Wielu z nas wciąż szuka magicznych sztuczek lub sposobów na zdobycie czegoś w życiu. Chcemy, aby było magicznie – to nie znaczy, że chcemy wyskakującego z kapelusza królika. Tak naprawdę pod słowem „magia” kryje się iluzoryczna nadziej na brak wysiłku. Chcemy po prostu coś dostać lub zdobyć nie wkładając w to pracy.
Na tej naiwności bazuje całkiem sporo reklam obiecujących nam magiczne zmiany w naszym ciele lub zdrowiu. Np. picie „magicznych” herbatek, które w „magiczny” sposób mają z naszego ciała usunąć nadmiary tłuszczu i to bez ćwiczeń i zdrowego odżywiania. Sądzę, że każdy kto próbował tego magicznego działania, jedyne czego doświadczył to ubytku gotówki, a nie tłuszczu.
Są jeszcze np. spece od inwestycji, którzy twierdzą, że włożysz tylko trochę gotówki w to co Ci proponują i potem będzie tylko siedział i patrzył jak Ci przybywa kasy na koncie. Czy naprawdę jesteśmy tacy naiwni, aby wierzyć że ludzie którzy znaliby taki sposób nie robiliby nic innego tylko opowiadali o tym innym wykupując w tym celu posty reklamowe w social mediach.
Specami od magii jesteśmy wreszcie bardzo często my sami. Kupujemy poradniki i mamy nadzieję, że po ich przeczytaniu coś się magicznie zmieni w naszym życiu. A jak nie, to kupimy sobie jeszcze jeden poradnik i jeszcze jeden. Może dorzucimy też jakiś kurs on-line lub płatny webinar. Niestety magia nie przenosi się przez papier lub łącza internetowe. Ona przenosi się tylko poprzez działanie jakie wdrożymy w naszym życiu na bazie tego co wyczytaliśmy w tych poradnikach. No, ale… przecież komu by się chciało wdrażać w życie te wszystkie porady.

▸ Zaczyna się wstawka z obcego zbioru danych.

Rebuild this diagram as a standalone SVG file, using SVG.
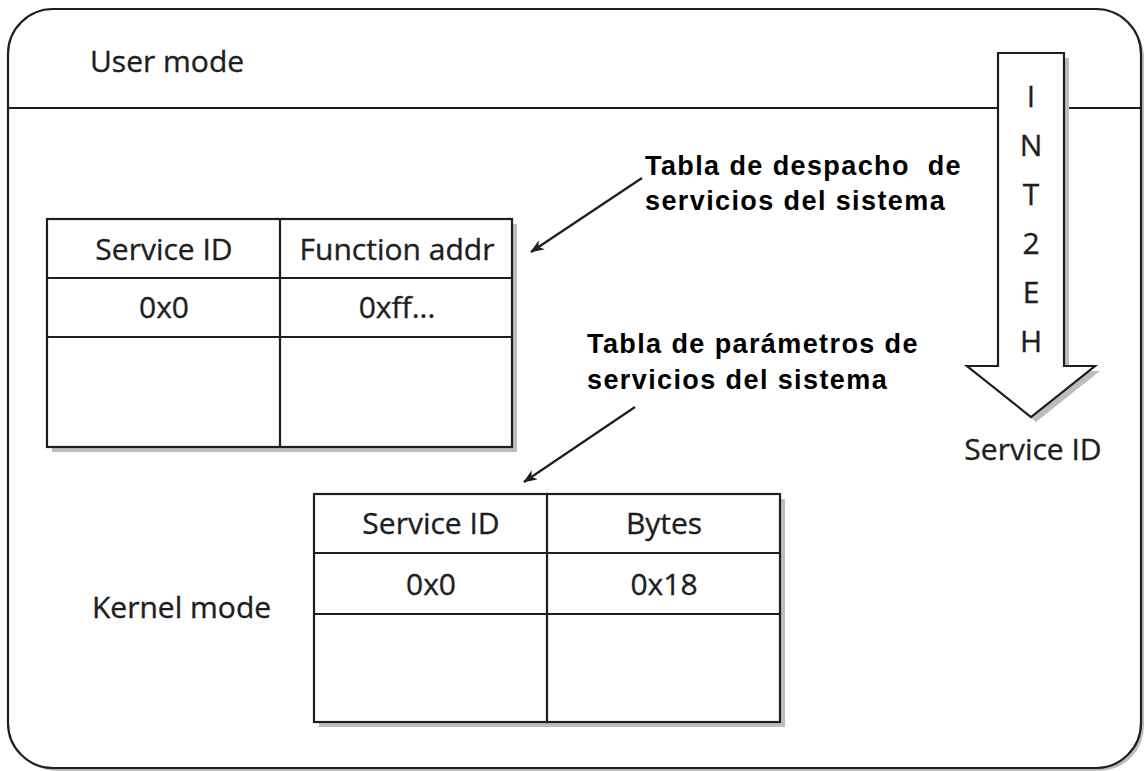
<svg xmlns="http://www.w3.org/2000/svg" width="1144" height="771" viewBox="0 0 1144 771">
<defs>
<style>
.ln{stroke:#1e1e1e;stroke-width:2.2;fill:none}
.box{stroke:#1e1e1e;stroke-width:2.2;fill:#fff}
.sh{fill:#bdbdbd;stroke:none}
.t{font-family:"Open Sans","Noto Sans",sans-serif;font-size:30px;fill:#1e1e1e;stroke:#1e1e1e;stroke-width:0.35}
.c{text-anchor:middle}
.b{font-family:"Liberation Sans",Arial,sans-serif;font-weight:bold;font-size:27px;fill:#000;letter-spacing:1.4px}
</style>
<marker id="ah" markerWidth="14" markerHeight="11" refX="13" refY="5.5" orient="auto" markerUnits="userSpaceOnUse">
<path d="M0,0 L14,5.5 L0,11 L4,5.5 Z" fill="#1e1e1e"/>
</marker>
</defs>
<rect width="1144" height="771" fill="#fff"/>
<g id="frame">
<rect class="sh" x="12" y="13" width="1132" height="758" rx="45"/>
<rect class="box" x="8" y="9" width="1133" height="759" rx="45"/>
<line class="ln" x1="8" y1="108" x2="1141" y2="108"/>
<text class="t" x="90" y="72">User mode</text>
<text class="t" x="92" y="618">Kernel mode</text>
</g>
<g id="int2eh">
<polygon class="sh" points="1003,58 1069,58 1069,371 1100,371 1036,422 972,371 1003,371"/>
<polygon class="box" points="998,53 1064,53 1064,366 1095,366 1031,417 967,366 998,366"/>
<text class="t c" x="1031" y="107">I</text>
<text class="t c" x="1031" y="156">N</text>
<text class="t c" x="1031" y="205">T</text>
<text class="t c" x="1031" y="254">2</text>
<text class="t c" x="1031" y="303">E</text>
<text class="t c" x="1031" y="352">H</text>
<text class="t c" x="1033" y="460">Service ID</text>
</g>
<g id="dispatch-table">
<rect class="sh" x="52" y="224" width="465" height="228"/>
<rect class="box" x="47" y="219" width="465" height="228"/>
<line class="ln" x1="280" y1="219" x2="280" y2="447"/>
<line class="ln" x1="47" y1="278" x2="512" y2="278"/>
<line class="ln" x1="47" y1="337" x2="512" y2="337"/>
<text class="t c" x="164" y="260">Service ID</text>
<text class="t c" x="397" y="260">Function addr</text>
<text class="t c" x="164" y="318">0x0</text>
<text class="t c" x="397" y="318">0xff...</text>
</g>
<g id="param-table">
<rect class="sh" x="319" y="499" width="466" height="228"/>
<rect class="box" x="314" y="494" width="466" height="228"/>
<line class="ln" x1="547" y1="494" x2="547" y2="722"/>
<line class="ln" x1="314" y1="553" x2="780" y2="553"/>
<line class="ln" x1="314" y1="614" x2="780" y2="614"/>
<text class="t c" x="431" y="534">Service ID</text>
<text class="t c" x="664" y="534">Bytes</text>
<text class="t c" x="431" y="595">0x0</text>
<text class="t c" x="664" y="595">0x18</text>
</g>
<g id="label-dispatch">
<text class="b" x="645" y="175" xml:space="preserve">Tabla de despacho  de</text>
<text class="b" x="645" y="210">servicios del sistema</text>
</g>
<g id="label-params">
<text class="b" x="587" y="353">Tabla de parámetros de</text>
<text class="b" x="587" y="389">servicios del sistema</text>
</g>
<g id="connectors">
<line class="ln" x1="642" y1="178" x2="531" y2="252" stroke-width="2" marker-end="url(#ah)"/>
<line class="ln" x1="635" y1="407" x2="524" y2="482" stroke-width="2" marker-end="url(#ah)"/>
</g>
</svg>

Lubimy też sobie marzyć o wielki karierach i wysokich pensjach, tylko jakoś bardzo często zapominamy o wyboistej i wymagającej drodze, która do nich prowadzi. W sumie nie wiem skąd przychodzi nam do głowy taki pomysł, że tak sobie będziemy leżeć i marzyć i nagle „PUF!!!” i już jesteśmy prezesem. No ale nie byle jakim, tylko takim który bierze wysoką pensję, ma poważanie i magicznie unika wielkiej odpowiedzialności jaka na nim ciąży za wszystkie jego działania i decyzje.
Chcecie być czarodziejami i korzystać z magii, to bądźcie – tego Wam życzę.
Mam tylko jedną sugestię, zamiast magicznej różdżki używajcie magii działania i to tego, którego do tej pory unikaliście. Moje doświadczenia, doświadczenia moich klientów i wielu innych ludzi jasno pokazują, że kiedy podejmujemy działania w obszarach, których unikaliśmy. Kiedy działamy, zamiast odkładać na później – dzieje się magia. Realizujemy plany, osiągamy cele, wzrasta nasze poczucie wartości, stajemy się bardziej odważni i spełnieni w życiu. Najczęściej też, magicznie stajemy się lepszym i fajniejszymi ludźmi. Nie zostaje mi zatem nic innego, jak życzyć Wam udanego czarowania.